Alison Graham, Radio Times, 16th July 2010

David Beckham, Roxy Music, Mickey Rourke and Jackie Chan will be the last ever guests on Friday Night With Jonathan Ross which ends tonight. After the outcry over his £6million salary, and the prank phone call to Andrew Sachs that led to his suspension (and, ironically, jump-started Sachs' career) his position at the top of the BBC totem pole had become untenable.
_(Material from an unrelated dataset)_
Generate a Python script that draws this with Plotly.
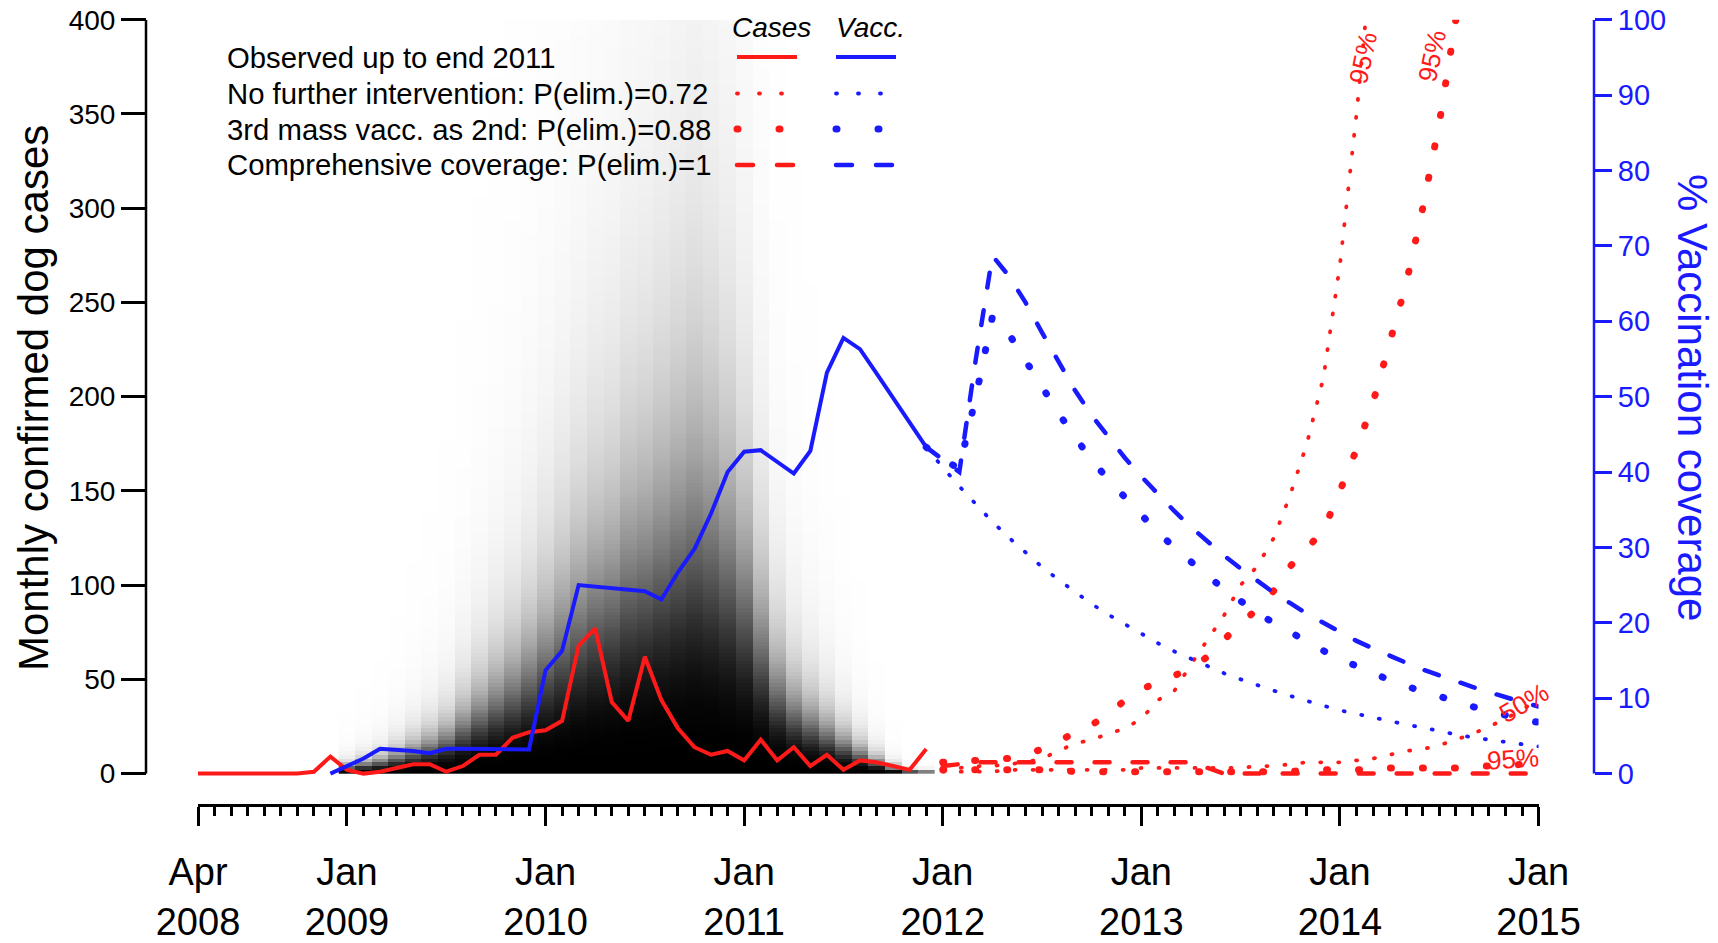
import numpy as np
import plotly.graph_objects as go

W, H = 1718, 943
FONT = "Liberation Sans, Arial, Helvetica, sans-serif"
RED = "#ff1a1a"
BLUE = "#1a1aff"

# ---------------- data (month index: 0 = Apr 2008 ... 81 = Jan 2015) ----------------
tick_months = [0, 9, 21, 33, 45, 57, 69, 81]
tick_labels = ["Apr<br>2008", "Jan<br>2009", "Jan<br>2010", "Jan<br>2011",
               "Jan<br>2012", "Jan<br>2013", "Jan<br>2014", "Jan<br>2015"]

obs_case_months = list(range(0, 45))
obs_cases = [0, 0, 0, 0, 0, 0, 0, 1, 9, 2, 0, 1, 3, 5, 5, 1, 4, 10, 10, 19, 22, 23, 28,
             68, 77, 38, 28, 62, 39, 24, 14, 10, 12, 7, 18, 7, 14, 4, 10, 2, 7, 6, 4, 2, 13]

obs_vacc_months = list(range(8, 45))
obs_vacc = [0, 1, 2, 3.3, 3.2, 3.0, 2.7, 3.3, 3.3, 3.3, 3.2, 3.2, 3.2, 13.7, 16.3, 25.0,
            24.8, 24.6, 24.3, 24.2, 23.1, 26.7, 29.8, 34.5, 40.0, 42.7, 42.9, 41.3, 39.8,
            42.8, 53.2, 57.8, 56.3, 53.1, 49.8, 46.5, 43.3]

proj_vacc_months = list(range(44, 82))
vacc_no_further = [43.3, 40.6, 38.1, 35.7, 33.4, 31.3, 29.3, 27.4, 25.7, 24.1, 22.5, 21.1,
                   19.8, 18.5, 17.3, 16.2, 15.2, 14.2, 13.3, 12.5, 11.7, 11.0, 10.3, 9.6,
                   9.0, 8.4, 7.9, 7.4, 6.9, 6.5, 6.1, 5.6, 5.2, 4.8, 4.5, 4.2, 3.9, 3.6]
vacc_third_mass = [43.3, 41.6, 40.5, 50.0, 60.6, 58.3, 54.8, 51.1, 47.8, 44.6, 41.6, 39.0,
                   36.6, 34.2, 32.0, 30.0, 28.0, 26.2, 24.5, 22.9, 21.3, 20.0, 18.7, 17.4,
                   16.3, 15.2, 14.2, 13.3, 12.4, 11.6, 10.9, 10.1, 9.5, 8.9, 8.3, 7.7, 7.2, 6.8]
vacc_comprehensive = [43.3, 41.6, 40.0, 55.0, 68.7, 66.0, 62.5, 58.5, 54.5, 50.8, 47.5, 44.6,
                      41.9, 39.4, 37.0, 34.8, 32.7, 30.8, 28.9, 27.2, 25.6, 24.0, 22.6, 21.2,
                      20.0, 18.8, 17.6, 16.6, 15.6, 14.7, 13.8, 13.0, 12.2, 11.5, 10.8, 10.1,
                      9.5, 8.9]

proj_case_months = list(range(45, 82))
cases_no_further_95 = [3, 3, 4, 4, 5, 6, 8, 12, 16, 18, 21, 24, 29, 39, 44, 58, 71, 84, 100,
                       110, 125, 148, 175, 210, 270, 350, 440]
cases_third_mass_95 = [6, 7, 7, 8, 8, 10, 13, 17, 22, 26, 31, 39, 45, 48, 52, 56, 62, 71, 80,
                       87, 97, 110, 119, 129, 150, 172, 197, 228, 260, 300, 345, 400, 460]
cases_no_further_50 = [1, 1, 1, 1, 2, 2, 2, 2, 2, 2, 2, 2, 3, 3, 3, 3, 3, 3, 3, 4, 4, 5, 6, 6,
                       6, 7, 8, 10, 12, 13, 15, 18, 21, 25, 29, 34, 39]
cases_third_mass_50 = [2, 2, 2, 2, 2, 2, 2, 2, 1, 1, 1, 1, 1, 1, 1, 1, 1, 1, 1, 1, 1, 1, 2, 2,
                       2, 2, 2, 3, 3, 3, 3, 3, 4, 4, 4, 5, 5]
cases_comprehensive_95 = [4, 5, 6, 6, 6, 6, 6, 6, 6, 6, 6, 6, 6, 6, 6, 6, 3, 0, 0, 0, 0, 0, 0,
                          0, 0, 0, 0, 0, 0, 0, 0, 0, 0, 0, 0, 0, 0]

# simulated-case shading: per month, case count at which the grey is half-tone
shade_months = list(range(9, 45))
shade_median = [3.5, 5, 6.5, 9, 12, 15, 19, 26, 33, 40, 47, 55, 65, 75, 85, 94, 99, 110, 115,
                123, 131, 138, 131, 119, 100, 72, 47, 35, 28, 22, 16, 11, 6.5, 3, 1.3, 1]

# ---------------- geometry helpers ----------------
X0, PXM = 198.0, 16.55          # pixel of month 0, pixels per month
Y0, Y400 = 773.6, 19.7          # pixel of 0 cases and 400 cases
ppu = (Y0 - Y400) / 400.0


def px(x):
    return x / W


def py(y):
    return 1 - y / H


ydom = [py(Y0 + 4 * ppu), py(Y400)]

fig = go.Figure()

# shading heat map
yc = np.arange(1, 400, 2.0)
med = np.array(shade_median, dtype=float)
z = 1.0 / (1.0 + (yc[:, None] / med[None, :]) ** 2.8)
fig.add_trace(go.Heatmap(x=shade_months, y=yc, z=z, zmin=0, zmax=1,
                         colorscale=[[0, "#ffffff"], [1, "#000000"]], showscale=False,
                         hoverinfo="skip", xaxis="x", yaxis="y"))

# dash patterns (drawn with round caps, see post_script)
SMALL_DOT = "1px,17px"
BIG_DOT = "1px,31px"
DASH = "15px,23px"
W_SMALL, W_BIG, W_DASH = 3.8, 7, 4.5

# red case projections
fig.add_trace(go.Scatter(x=proj_case_months, y=cases_comprehensive_95, mode="lines",
                         line=dict(color=RED, width=W_DASH, dash=DASH), yaxis="y"))
fig.add_trace(go.Scatter(x=proj_case_months, y=cases_third_mass_50, mode="lines",
                         line=dict(color=RED, width=W_BIG, dash=BIG_DOT), yaxis="y"))
fig.add_trace(go.Scatter(x=proj_case_months, y=cases_no_further_50, mode="lines",
                         line=dict(color=RED, width=W_SMALL, dash=SMALL_DOT), yaxis="y"))
fig.add_trace(go.Scatter(x=proj_case_months[:len(cases_no_further_95)], y=cases_no_further_95,
                         mode="lines", line=dict(color=RED, width=W_SMALL, dash=SMALL_DOT),
                         yaxis="y"))
fig.add_trace(go.Scatter(x=proj_case_months[:len(cases_third_mass_95)], y=cases_third_mass_95,
                         mode="lines", line=dict(color=RED, width=W_BIG, dash=BIG_DOT),
                         yaxis="y"))

# observed
fig.add_trace(go.Scatter(x=obs_case_months, y=obs_cases, mode="lines",
                         line=dict(color=RED, width=4), yaxis="y"))
fig.add_trace(go.Scatter(x=obs_vacc_months, y=obs_vacc, mode="lines",
                         line=dict(color=BLUE, width=4), yaxis="y2"))

# vaccination projections
fig.add_trace(go.Scatter(x=proj_vacc_months, y=vacc_no_further, mode="lines",
                         line=dict(color=BLUE, width=W_SMALL, dash=SMALL_DOT), yaxis="y2"))
fig.add_trace(go.Scatter(x=proj_vacc_months, y=vacc_third_mass, mode="lines",
                         line=dict(color=BLUE, width=W_BIG, dash=BIG_DOT), yaxis="y2"))
fig.add_trace(go.Scatter(x=proj_vacc_months, y=vacc_comprehensive, mode="lines",
                         line=dict(color=BLUE, width=W_DASH, dash=DASH), yaxis="y2"))

# ---------------- axes ----------------
major = list(range(0, 82, 3))
major_txt = [tick_labels[tick_months.index(m)] if m in tick_months else "" for m in major]

fig.update_layout(
    width=W, height=H, margin=dict(l=0, r=0, t=0, b=0, autoexpand=False),
    paper_bgcolor="white", plot_bgcolor="white", showlegend=False,
    font=dict(family=FONT, color="black"),
    xaxis=dict(domain=[px(X0), px(X0 + 81 * PXM)], range=[0, 81], anchor="free",
               position=py(805), tickmode="array", tickvals=major, ticktext=major_txt,
               ticks="outside", ticklen=19, tickwidth=2.5, tickcolor="black",
               showline=True, linecolor="black", linewidth=2.5, showgrid=False,
               zeroline=False, tickfont=dict(size=38, color="black", family=FONT),
               ticklabelstandoff=14,
               minor=dict(tickmode="array", tickvals=list(range(82)), ticks="outside",
                          ticklen=9, tickwidth=2.5, tickcolor="black", showgrid=False)),
    yaxis=dict(domain=ydom, range=[-4, 400], anchor="free", position=px(146), side="left",
               tickmode="array", tickvals=list(range(0, 401, 50)), ticks="outside",
               ticklen=25, tickwidth=2.5, tickcolor="black", showline=False,
               showgrid=False, zeroline=False,
               tickfont=dict(size=28, color="black", family=FONT)),
    yaxis2=dict(domain=ydom, range=[-1, 100], anchor="free", position=px(1594),
                side="right", overlaying="y", tickmode="array",
                tickvals=list(range(0, 101, 10)), ticks="outside", ticklen=17,
                tickwidth=2.5, tickcolor=BLUE, showline=False, showgrid=False,
                zeroline=False, tickfont=dict(size=29, color=BLUE, family=FONT)),
)

shapes = [
    dict(type="line", xref="paper", yref="y", x0=px(146), x1=px(146), y0=0, y1=400,
         line=dict(color="black", width=2.5)),
    dict(type="line", xref="paper", yref="y2", x0=px(1594), x1=px(1594), y0=0, y1=100,
         line=dict(color=BLUE, width=2.5)),
]

# ---------------- legend (drawn) ----------------
rows = [57, 93.5, 129, 165]
row_text = ["Observed up to end 2011",
            "No further intervention: P(elim.)=0.72",
            "3rd mass vacc. as 2nd: P(elim.)=0.88",
            "Comprehensive coverage: P(elim.)=1"]
row_style = [(4, None), (W_SMALL, "1px,21px"), (W_BIG, "1px,41px"), (W_DASH, "16px,24px")]
annotations = []
for ry, txt, (lw, dsh) in zip(rows, row_text, row_style):
    annotations.append(dict(x=px(225), y=py(ry), xref="paper", yref="paper", text=txt,
                            showarrow=False, xanchor="left", yanchor="middle",
                            font=dict(size=29.3, color="black", family=FONT)))
    for col, x0, x1 in [(RED, 737, 797), (BLUE, 836, 896)]:
        ln = dict(color=col, width=lw)
        if dsh:
            ln["dash"] = dsh
        shapes.append(dict(type="line", xref="paper", yref="paper", x0=px(x0), x1=px(x1),
                           y0=py(ry), y1=py(ry), line=ln))

annotations += [
    dict(x=px(771), y=py(27), text="<i>Cases</i>"),
    dict(x=px(870), y=py(27), text="<i>Vacc.</i>"),
]
for a in annotations[-2:]:
    a.update(xref="paper", yref="paper", showarrow=False, xanchor="center",
             yanchor="middle", font=dict(size=28, color="black", family=FONT))

# axis titles
annotations.append(dict(x=px(33), y=py(398), xref="paper", yref="paper",
                        text="Monthly confirmed dog cases", textangle=-90, showarrow=False,
                        xanchor="center", yanchor="middle",
                        font=dict(size=42, color="black", family=FONT)))
annotations.append(dict(x=px(1693), y=py(397), xref="paper", yref="paper",
                        text="% Vaccination coverage", textangle=90, showarrow=False,
                        xanchor="center", yanchor="middle",
                        font=dict(size=42, color=BLUE, family=FONT)))

# quantile labels
for (xx, yy, ang, t) in [(1363, 58, -78, "95%"), (1432, 56, -78, "95%"),
                         (1524, 703, -30, "50%"), (1513, 759, -4, "95%")]:
    annotations.append(dict(x=px(xx), y=py(yy), xref="paper", yref="paper", text=t,
                            textangle=ang, showarrow=False, xanchor="center",
                            yanchor="middle", font=dict(size=26, color=RED, family=FONT)))

fig.update_layout(shapes=shapes, annotations=annotations)

# give dotted / dashed strokes round caps, as in the original graphics device
post = """
var gd = document.getElementById('{plot_id}');
function roundCaps(){
  gd.querySelectorAll('path').forEach(function(p){
    var d = p.style.strokeDasharray;
    if (d && d !== 'none') { p.style.strokeLinecap = 'round'; }
  });
}
roundCaps();
gd.on('plotly_afterplot', roundCaps);
"""
fig.write_html("out.html", post_script=post)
But it's not the end of Wossy.

He's already signed a deal with ITV for a brand new show which will appear towards the end of 2011, making him the third BBC presenter, after Adrian Chiles and Christine Bleakley to defect to ITV recently.

The move also means he'll have presented talk shows on three different networks, having made his presenting debut in the Last Resort With Jonathan Ross on Channel 4. It was that show which first shook up the staid and stuffy British chat show by injecting satirical comedy, irreverence and a fresh, American-style vibe. That style has now become so much the norm you couldn't imagine it being any other way.

Friday nights really won't be the same without him.